I can't have any more children. At least none that are biologically mine.
I'll never be pregnant again.
A couple of weeks after our first child was born, I underwent a radical hysterectomy to remove cancer that was discovered at the time of my C-section. Having the surgery was a no brainer. It was a do it or die situation. I chose to fight to live, and that's what I'm going to continue to do for as long as I can.
But now that the cancer seems to be in remission, I'm noticing that I sometimes feel jealous around pregnant women.
Now, who knows if we would have chosen to have another child after Maggie. When she was born, I was no spring chicken at age 44. And I wasn't going to get any younger.
Plus, ours was a high risk pregnancy. We were fortunate to deliver a child with no apparent health problems. To us (and to her pediatrician), she appears to be perfect. So, would we have pushed our luck and tried for another one, at our age?
The week before Maggie was born, my obstetrician made an offhanded comment about "when you have the next one."
"Do you know how old I am?" I asked, knowing that she did.

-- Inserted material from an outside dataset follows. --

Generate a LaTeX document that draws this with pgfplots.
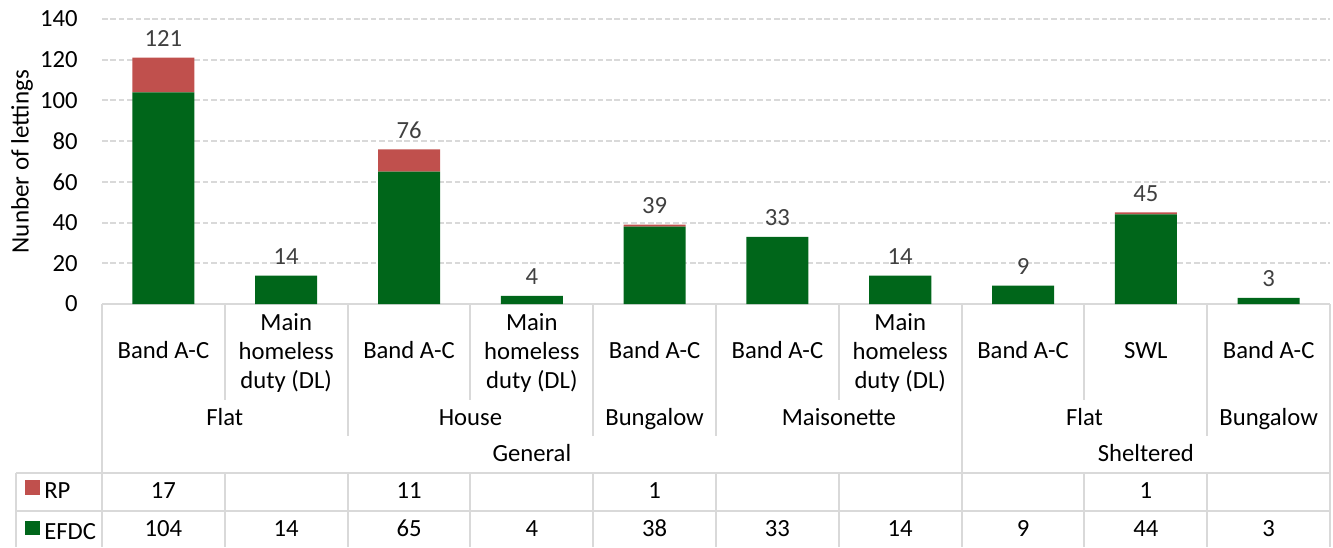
\documentclass[border=0pt]{standalone}
\usepackage{pgfplots}
\pgfplotsset{compat=1.18}
\usepackage{pgfplotstable}
\usepackage{fontspec}
\setmainfont{Carlito}
\definecolor{efdc}{RGB}{0,102,26}
\definecolor{rp}{RGB}{192,80,77}
\definecolor{gridc}{RGB}{217,217,217}
\definecolor{lblc}{RGB}{64,64,64}
\pgfplotstableread{
x efdc rp total
0 104 17 121
1 14 0 14
2 65 11 76
3 4 0 4
4 38 1 39
5 33 0 33
6 14 0 14
7 9 0 9
8 44 1 45
9 3 0 3
}\datatable
\newcommand{\fs}{\fontsize{18.5}{21.75}\selectfont}
\tikzset{tbl/.style={gridc, line width=1.5pt},
  lab/.style={font=\fs, anchor=base, inner sep=0pt}}
\begin{document}
\begin{tikzpicture}
\begin{axis}[
  scale only axis, width=921pt, height=213.75pt,
  xmin=-0.5, xmax=9.5, ymin=0, ymax=140,
  ybar stacked, bar width=0.505,
  clip=false,
  axis line style={draw=none},
  xtick=\empty,
  ytick={0,20,...,140},
  tick style={draw=none},
  ymajorgrids,
  major grid style={gridc, line width=1.5pt, dash pattern=on 4.2pt off 2.1pt},
  /pgf/number format/assume math mode=true,
  yticklabel style={font=\fs, anchor=east, inner sep=0pt, xshift=-18pt},
  reverse legend,
  legend cell align=left,
  legend image code/.code={\fill[#1, draw=none] (0pt,-1.2pt) rectangle (11pt,9.8pt);},
  legend style={draw=none, fill=none, at={(axis cs:-1.127,-102.25)}, anchor=west,
    inner sep=0pt, outer sep=0pt, row sep=12.8pt, column sep=3.5pt,
    nodes={font=\fs, inner sep=0pt, text height=12pt, text depth=4pt}},
]
\addplot[fill=efdc, draw=none] table[x=x, y=efdc]{\datatable};
\addlegendentry{EFDC}
\addplot[fill=rp, draw=none] table[x=x, y=rp]{\datatable};
\addlegendentry{RP}

% table lines
\draw[tbl] (axis cs:-0.5,0) -- (axis cs:9.5,0);
\pgfplotsinvokeforeach{0.5,2.5,5.5,7.5}{\draw[tbl] (axis cs:#1,0) -- (axis cs:#1,-47.16);}
\pgfplotsinvokeforeach{1.5,3.5,4.5,8.5}{\draw[tbl] (axis cs:#1,0) -- (axis cs:#1,-64.84);}
\pgfplotsinvokeforeach{-0.5,6.5,9.5}{\draw[tbl] (axis cs:#1,0) -- (axis cs:#1,-119.4);}
\pgfplotsinvokeforeach{0.5,1.5,2.5,3.5,4.5,5.5,7.5,8.5,-1.2003}{\draw[tbl] (axis cs:#1,-83.02) -- (axis cs:#1,-119.4);}
\draw[tbl] (axis cs:-1.2003,-83.02) -- (axis cs:9.5,-83.02);
\draw[tbl] (axis cs:-1.2003,-101.69) -- (axis cs:9.5,-101.69);

% level 1 categories
\pgfplotsinvokeforeach{0,2,4,5,7,9}{\node[lab] at (axis cs:#1,-26.67) {Band A-C};}
\node[lab] at (axis cs:8,-26.67) {SWL};
\pgfplotsinvokeforeach{1,3,6}{\node[font=\fs, align=center, anchor=center, inner sep=0pt] at (axis cs:#1,-24.2) {Main\\homeless\\duty (DL)};}
% level 2
\node[lab] at (axis cs:0.5,-59.44) {Flat};
\node[lab] at (axis cs:2.5,-59.44) {House};
\node[lab] at (axis cs:4,-59.44) {Bungalow};
\node[lab] at (axis cs:5.5,-59.44) {Maisonette};
\node[lab] at (axis cs:7.5,-59.44) {Flat};
\node[lab] at (axis cs:9,-59.44) {Bungalow};
% level 3
\node[lab] at (axis cs:3,-77.47) {General};
\node[lab] at (axis cs:8,-77.47) {Sheltered};
% data table
\node[lab] at (axis cs:0,-95.45) {17};
\node[lab] at (axis cs:2,-95.45) {11};
\node[lab] at (axis cs:4,-95.45) {1};
\node[lab] at (axis cs:8,-95.45) {1};
\node[lab] at (axis cs:0,-114.3) {104};
\node[lab] at (axis cs:1,-114.3) {14};
\node[lab] at (axis cs:2,-114.3) {65};
\node[lab] at (axis cs:3,-114.3) {4};
\node[lab] at (axis cs:4,-114.3) {38};
\node[lab] at (axis cs:5,-114.3) {33};
\node[lab] at (axis cs:6,-114.3) {14};
\node[lab] at (axis cs:7,-114.3) {9};
\node[lab] at (axis cs:8,-114.3) {44};
\node[lab] at (axis cs:9,-114.3) {3};
% y label
\node[font=\fontsize{18.8}{22}\selectfont, rotate=90, anchor=center] at (axis cs:-1.1515,70) {Nunber of lettings};
\coordinate (bbsw) at (axis cs:-1.3306,-119.37);
\coordinate (bbne) at (axis cs:9.524,149.33);
\end{axis}
% overlay axis for total labels
\begin{axis}[
  scale only axis, width=921pt, height=213.75pt,
  xmin=-0.5, xmax=9.5, ymin=0, ymax=140,
  hide axis, clip=false,
  /pgf/number format/assume math mode=true,
]
\addplot[draw=none, mark=none, nodes near coords, point meta=explicit,
  nodes near coords style={font=\fs, text=lblc, anchor=base, yshift=8.25pt, inner sep=0pt}]
  table[x=x, y=total, meta=total]{\datatable};
\end{axis}
\pgfresetboundingbox
\path[use as bounding box] (bbsw) rectangle (bbne);
\end{tikzpicture}
\end{document}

I had been her patient for 20 years.
"You can safely have a child up to at least age 48," she said. "Plus, now your pump has been primed."
Even when she removed my left Fallopian tube at the time of my C-section (seeing as it had a huge mass attached to it), my obstetrician said, "You only need one to have another baby."

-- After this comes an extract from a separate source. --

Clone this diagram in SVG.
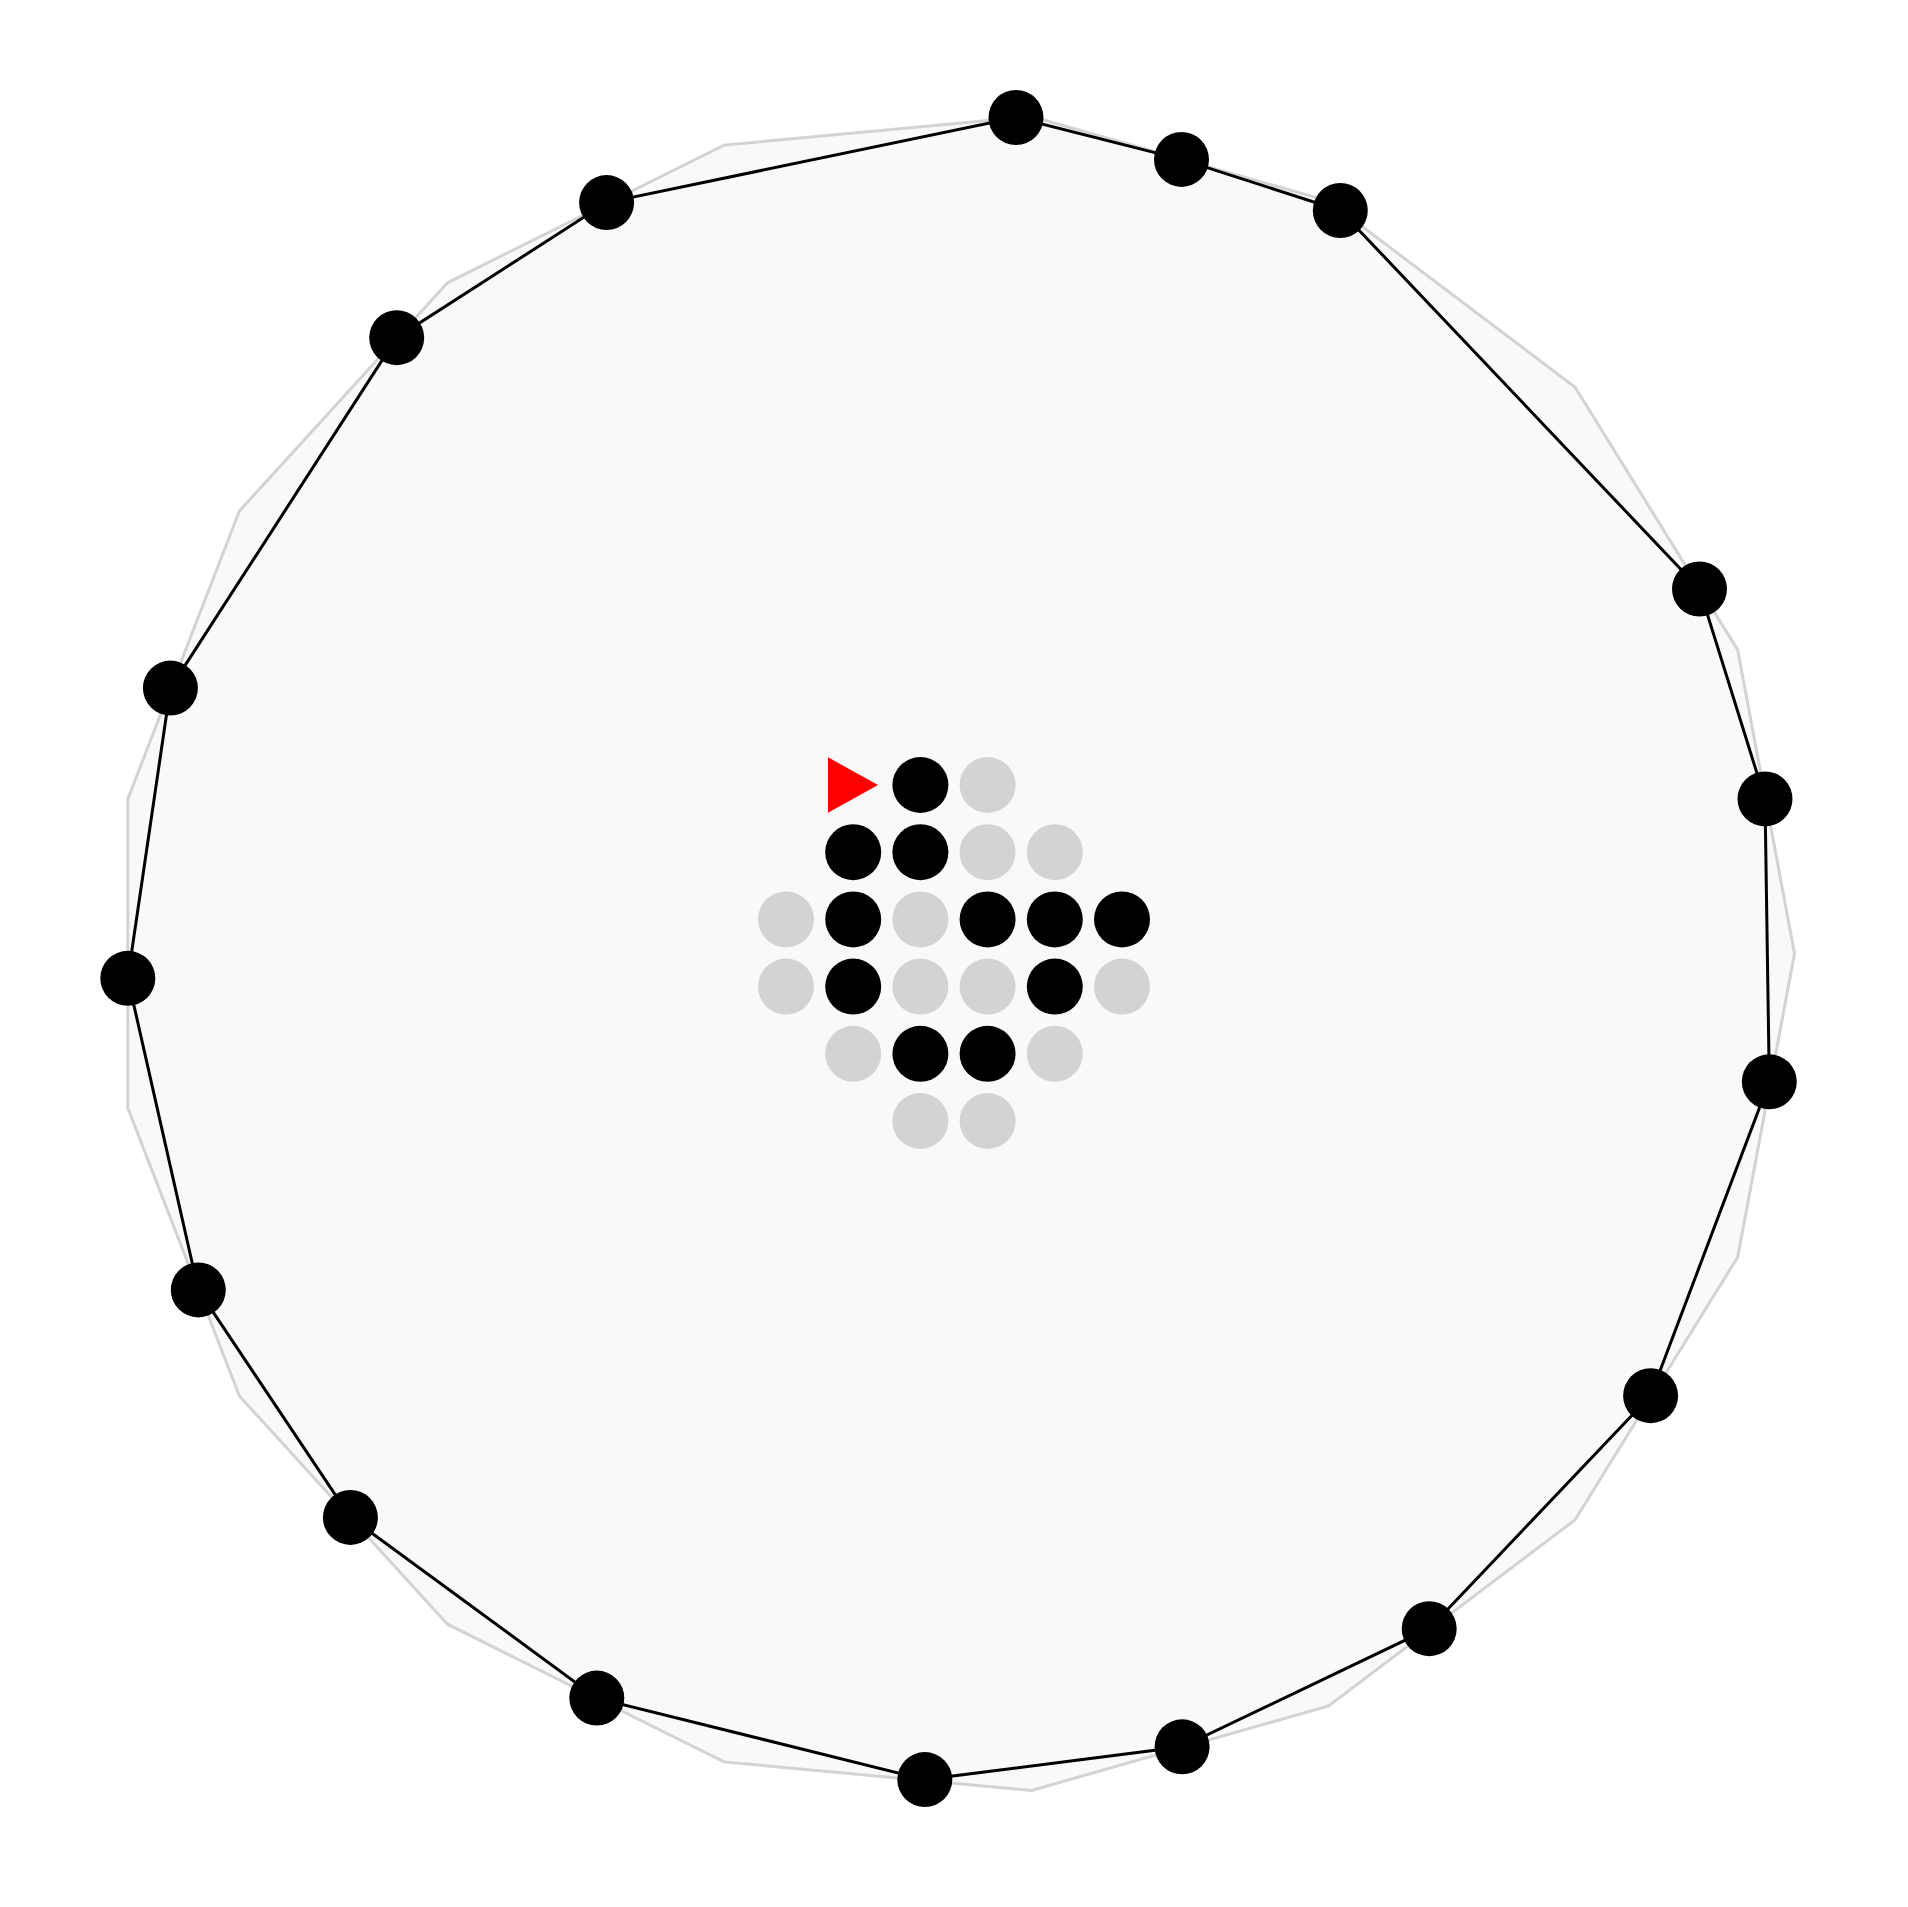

Now, I'm happy to be alive and all. And, of course, we are thrilled beyond words by our little daughter. But I do have some sadness about knowing I'll never again carry a child.
I loved being pregnant. Loved it. Every stage of the pregnancy was a wonder ... every milestone passed a celebration. The first trimester was filled with excitement and disbelief. Was this really happening? We were going to have a baby!
The second trimester was fun because I was clearly pregnant (and not just sporting a brand new beer belly), but not too pregnant. The second trimester is the cute stage of pregnancy, where you can wear maternity clothes but you don't yet have the swollen ankles or discomfort.
But the third trimester is fun, too, because then the baby is starting to kick and move. You can not only feel it, you can actually see it. I would lay on my back for an hour at a time, just watching my tummy roll from side to side. Fascinating!
Growing a baby from scratch, inside me, is far and away the coolest thing I've ever done. And even though I never got to experience labor or natural childbirth -- I don't even know what a contraction feels like -- I am so grateful that I got to experience 37 amazing weeks of pregnancy. Such a gift!
So when I see a cute pregnant woman out in public, or hear of friends who are newly pregnant and giddy with excitement, I feel a slight twinge of jealousy, knowing I'll never be pregnant again.
Then I feel a pang of guilt for being jealous when I was fortunate enough to be able to have one successful pregnancy. Not to mention a more delightful child than I ever could have dreamed.
And now I totally get why moms go nuts over new babies. I go nuts over them now too! Holding a newborn triggers something inside me that didn't exist before I had a baby of my own. Like human crack, these little ones are.
I've discovered a remedy, though, for this pregnancy jealousy, this occasional baby fever: looking at my own child. When I see, touch, and smell her, any longing melts away. Another fix? Making a gratitude list. My husband, dogs, cats, family, and friends are always on it, and I realize how full my life is.
So, cute pregnant lady, when we check you out in public, we're not thinking about how enormous you are, we're thinking about how adorable you look, and how much excitement is waiting for you right around the corner.